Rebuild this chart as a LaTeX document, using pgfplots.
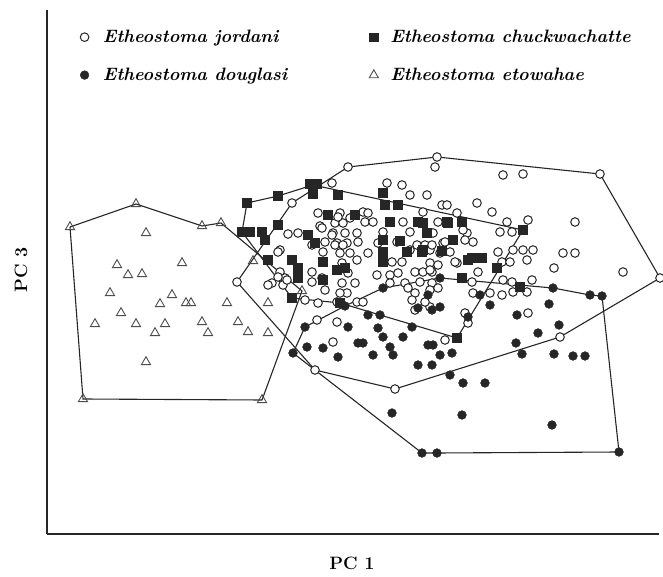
\documentclass[border=0pt]{standalone}
\usepackage{pgfplots}
\pgfplotsset{compat=1.18}
\usepackage{pgfplotstable}

\pgfplotstableread{
x y
237 282
292 203
348 167
437 157
600 174
660 278
560 337
395 389
315 370
435 167
332 183
387 183
402 185
410 195
427 195
442 205
447 205
457 213
318 213
340 213
363 212
368 213
365 222
373 222
403 222
423 212
438 222
335 223
343 223
288 234
298 233
320 226
333 233
345 233
357 233
383 232
410 232
433 233
467 233
280 250
312 245
325 242
337 243
347 243
358 242
378 243
397 242
417 245
425 245
443 243
340 253
350 253
368 253
410 250
430 250
440 253
450 252
457 263
280 272
285 278
272 283
283 285
312 272
312 282
342 263
357 260
392 262
402 262
430 263
438 265
348 273
377 275
390 275
398 273
415 272
423 272
432 272
342 283
355 283
390 283
405 283
420 282
432 283
347 293
415 293
430 290
438 288
408 288
305 300
318 303
337 302
357 302
363 302
322 278
325 290
340 293
335 245
343 245
323 252
322 228
332 235
338 217
350 218
278 252
268 285
317 320
337 322
333 342
445 340
412 300
415 310
430 307
425 302
503 175
523 174
477 203
492 212
507 222
528 220
575 222
500 232
512 232
463 230
473 242
465 240
445 242
432 245
498 252
513 250
523 250
533 250
527 260
502 262
510 262
455 262
554 268
623 272
478 272
472 282
503 280
512 282
532 280
513 292
527 292
473 293
490 293
502 295
465 313
468 323
528 313
563 253
575 253
430 270
287 280
278 277
}\jordani

\pgfplotstableread{
x y
247 203
278 196
310 184
317 184
313 194
338 195
278 225
242 232
250 232
262 232
265 240
308 235
315 243
328 215
355 215
383 193
385 205
398 205
390 222
418 222
427 233
383 240
400 241
383 252
407 252
422 252
442 251
383 262
268 260
292 260
298 268
298 278
323 262
323 280
337 270
345 268
292 298
340 303
447 222
462 222
453 240
468 260
423 223
448 223
423 250
472 258
482 258
497 268
462 278
523 230
520 287
457 338
}\chuck

\pgfplotstableread{
x y
293 353
305 327
345 306
383 288
440 278
553 288
590 295
602 296
619 452
437 453
422 453
348 327
307 347
323 348
338 357
358 343
363 343
373 355
378 328
383 337
390 347
393 355
403 337
412 327
368 315
380 315
428 345
433 345
440 355
452 353
418 365
432 365
450 375
463 383
485 383
392 413
462 415
552 425
428 295
440 307
468 317
418 308
432 310
480 295
490 305
549 304
517 315
559 325
538 333
516 343
522 354
554 354
573 356
585 356
}\douglasi

\pgfplotstableread{
x y
70 227
136 204
202 226
221 223
302 291
262 400
83 399
146 233
117 265
128 275
142 274
182 263
110 293
172 295
160 304
186 303
191 303
227 303
268 303
121 313
95 324
136 324
165 324
155 333
202 322
208 333
238 322
248 332
268 333
146 362
253 261
}\etowahae

\pgfplotstableread{
x y
70 227
136 204
202 226
221 223
302 291
262 400
83 399
70 227
}\hullE

\pgfplotstableread{
x y
237 282
292 203
348 167
437 157
600 174
660 278
560 337
395 389
315 370
237 282
}\hullJ

\pgfplotstableread{
x y
242 232
247 203
278 196
313 185
523 230
457 338
340 303
292 298
242 232
}\hullC

\pgfplotstableread{
x y
293 353
305 327
345 306
383 288
440 278
553 288
590 295
602 296
619 452
437 453
422 453
293 353
}\hullD

\begin{document}
\begin{tikzpicture}
\begin{axis}[
  scale only axis,
  width=612bp, height=524bp,
  xmin=47, xmax=659, ymin=43, ymax=567,
  axis x line=bottom, axis y line=left,
  axis line style={-, line width=2.3bp, black!85},
  xtick=\empty, ytick=\empty,
  clip=false,
  legend columns=2,
  legend cell align=left,
  legend style={draw=none, fill=none, at={(axis cs:77,551)}, anchor=north west,
    font=\fontsize{18}{21}\selectfont\bfseries\itshape,
    /tikz/column 1/.style={column sep=12bp},
    /tikz/column 2/.style={column sep=80bp},
    /tikz/column 3/.style={column sep=10bp},
    row sep=20bp},
]
\addplot[black!85, line width=1.1bp, forget plot] table[x=x, y expr=577-\thisrow{y}] {\hullE};
\addplot[black!85, line width=1.1bp, forget plot] table[x=x, y expr=577-\thisrow{y}] {\hullJ};
\addplot[black!85, line width=1.1bp, forget plot] table[x=x, y expr=577-\thisrow{y}] {\hullC};
\addplot[black!85, line width=1.1bp, forget plot] table[x=x, y expr=577-\thisrow{y}] {\hullD};

\addplot[only marks, mark=*, mark size=4.3bp, mark options={fill=white, draw=black!85, line width=1bp}]
  table[x=x, y expr=577-\thisrow{y}] {\jordani};
\addlegendentry{Etheostoma jordani}
\addplot[only marks, mark=square*, mark size=4.4bp, mark options={fill=black!85, draw=black!85}]
  table[x=x, y expr=577-\thisrow{y}] {\chuck};
\addlegendentry{Etheostoma chuckwachatte}
\addplot[only marks, mark=*, mark size=4.4bp, mark options={fill=black!85, draw=black!85}]
  table[x=x, y expr=577-\thisrow{y}] {\douglasi};
\addlegendentry{Etheostoma douglasi}
\addplot[only marks, mark=triangle, mark size=5.3bp, mark options={fill=white, draw=black!70, line width=0.9bp}]
  table[x=x, y expr=577-\thisrow{y}] {\etowahae};
\addlegendentry{Etheostoma etowahae}

\node[rotate=90, font=\fontsize{18}{21}\selectfont\bfseries] at (axis cs:21,307) {PC 3};
\node[font=\fontsize{18}{21}\selectfont\bfseries] at (axis cs:352,14) {PC 1};
\coordinate (bl) at (axis cs:0,0);
\coordinate (tr) at (axis cs:663,577);
\end{axis}
\pgfresetboundingbox
\path[use as bounding box] (bl) rectangle (tr);
\end{tikzpicture}
\end{document}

** WORK TO DO **
Omit the pictures, then output the rest of the listing exactly.

** ANSWER IN FULL **
Rebuild this chart as a LaTeX document, using pgfplots.
\documentclass[border=0pt]{standalone}
\usepackage{pgfplots}
\pgfplotsset{compat=1.18}
\usepackage{pgfplotstable}

\pgfplotstableread{
x y
237 282
292 203
348 167
437 157
600 174
660 278
560 337
395 389
315 370
435 167
332 183
387 183
402 185
410 195
427 195
442 205
447 205
457 213
318 213
340 213
363 212
368 213
365 222
373 222
403 222
423 212
438 222
335 223
343 223
288 234
298 233
320 226
333 233
345 233
357 233
383 232
410 232
433 233
467 233
280 250
312 245
325 242
337 243
347 243
358 242
378 243
397 242
417 245
425 245
443 243
340 253
350 253
368 253
410 250
430 250
440 253
450 252
457 263
280 272
285 278
272 283
283 285
312 272
312 282
342 263
357 260
392 262
402 262
430 263
438 265
348 273
377 275
390 275
398 273
415 272
423 272
432 272
342 283
355 283
390 283
405 283
420 282
432 283
347 293
415 293
430 290
438 288
408 288
305 300
318 303
337 302
357 302
363 302
322 278
325 290
340 293
335 245
343 245
323 252
322 228
332 235
338 217
350 218
278 252
268 285
317 320
337 322
333 342
445 340
412 300
415 310
430 307
425 302
503 175
523 174
477 203
492 212
507 222
528 220
575 222
500 232
512 232
463 230
473 242
465 240
445 242
432 245
498 252
513 250
523 250
533 250
527 260
502 262
510 262
455 262
554 268
623 272
478 272
472 282
503 280
512 282
532 280
513 292
527 292
473 293
490 293
502 295
465 313
468 323
528 313
563 253
575 253
430 270
287 280
278 277
}\jordani

\pgfplotstableread{
x y
247 203
278 196
310 184
317 184
313 194
338 195
278 225
242 232
250 232
262 232
265 240
308 235
315 243
328 215
355 215
383 193
385 205
398 205
390 222
418 222
427 233
383 240
400 241
383 252
407 252
422 252
442 251
383 262
268 260
292 260
298 268
298 278
323 262
323 280
337 270
345 268
292 298
340 303
447 222
462 222
453 240
468 260
423 223
448 223
423 250
472 258
482 258
497 268
462 278
523 230
520 287
457 338
}\chuck

\pgfplotstableread{
x y
293 353
305 327
345 306
383 288
440 278
553 288
590 295
602 296
619 452
437 453
422 453
348 327
307 347
323 348
338 357
358 343
363 343
373 355
378 328
383 337
390 347
393 355
403 337
412 327
368 315
380 315
428 345
433 345
440 355
452 353
418 365
432 365
450 375
463 383
485 383
392 413
462 415
552 425
428 295
440 307
468 317
418 308
432 310
480 295
490 305
549 304
517 315
559 325
538 333
516 343
522 354
554 354
573 356
585 356
}\douglasi

\pgfplotstableread{
x y
70 227
136 204
202 226
221 223
302 291
262 400
83 399
146 233
117 265
128 275
142 274
182 263
110 293
172 295
160 304
186 303
191 303
227 303
268 303
121 313
95 324
136 324
165 324
155 333
202 322
208 333
238 322
248 332
268 333
146 362
253 261
}\etowahae

\pgfplotstableread{
x y
70 227
136 204
202 226
221 223
302 291
262 400
83 399
70 227
}\hullE

\pgfplotstableread{
x y
237 282
292 203
348 167
437 157
600 174
660 278
560 337
395 389
315 370
237 282
}\hullJ

\pgfplotstableread{
x y
242 232
247 203
278 196
313 185
523 230
457 338
340 303
292 298
242 232
}\hullC

\pgfplotstableread{
x y
293 353
305 327
345 306
383 288
440 278
553 288
590 295
602 296
619 452
437 453
422 453
293 353
}\hullD

\begin{document}
\begin{tikzpicture}
\begin{axis}[
  scale only axis,
  width=612bp, height=524bp,
  xmin=47, xmax=659, ymin=43, ymax=567,
  axis x line=bottom, axis y line=left,
  axis line style={-, line width=2.3bp, black!85},
  xtick=\empty, ytick=\empty,
  clip=false,
  legend columns=2,
  legend cell align=left,
  legend style={draw=none, fill=none, at={(axis cs:77,551)}, anchor=north west,
    font=\fontsize{18}{21}\selectfont\bfseries\itshape,
    /tikz/column 1/.style={column sep=12bp},
    /tikz/column 2/.style={column sep=80bp},
    /tikz/column 3/.style={column sep=10bp},
    row sep=20bp},
]
\addplot[black!85, line width=1.1bp, forget plot] table[x=x, y expr=577-\thisrow{y}] {\hullE};
\addplot[black!85, line width=1.1bp, forget plot] table[x=x, y expr=577-\thisrow{y}] {\hullJ};
\addplot[black!85, line width=1.1bp, forget plot] table[x=x, y expr=577-\thisrow{y}] {\hullC};
\addplot[black!85, line width=1.1bp, forget plot] table[x=x, y expr=577-\thisrow{y}] {\hullD};

\addplot[only marks, mark=*, mark size=4.3bp, mark options={fill=white, draw=black!85, line width=1bp}]
  table[x=x, y expr=577-\thisrow{y}] {\jordani};
\addlegendentry{Etheostoma jordani}
\addplot[only marks, mark=square*, mark size=4.4bp, mark options={fill=black!85, draw=black!85}]
  table[x=x, y expr=577-\thisrow{y}] {\chuck};
\addlegendentry{Etheostoma chuckwachatte}
\addplot[only marks, mark=*, mark size=4.4bp, mark options={fill=black!85, draw=black!85}]
  table[x=x, y expr=577-\thisrow{y}] {\douglasi};
\addlegendentry{Etheostoma douglasi}
\addplot[only marks, mark=triangle, mark size=5.3bp, mark options={fill=white, draw=black!70, line width=0.9bp}]
  table[x=x, y expr=577-\thisrow{y}] {\etowahae};
\addlegendentry{Etheostoma etowahae}

\node[rotate=90, font=\fontsize{18}{21}\selectfont\bfseries] at (axis cs:21,307) {PC 3};
\node[font=\fontsize{18}{21}\selectfont\bfseries] at (axis cs:352,14) {PC 1};
\coordinate (bl) at (axis cs:0,0);
\coordinate (tr) at (axis cs:663,577);
\end{axis}
\pgfresetboundingbox
\path[use as bounding box] (bl) rectangle (tr);
\end{tikzpicture}
\end{document}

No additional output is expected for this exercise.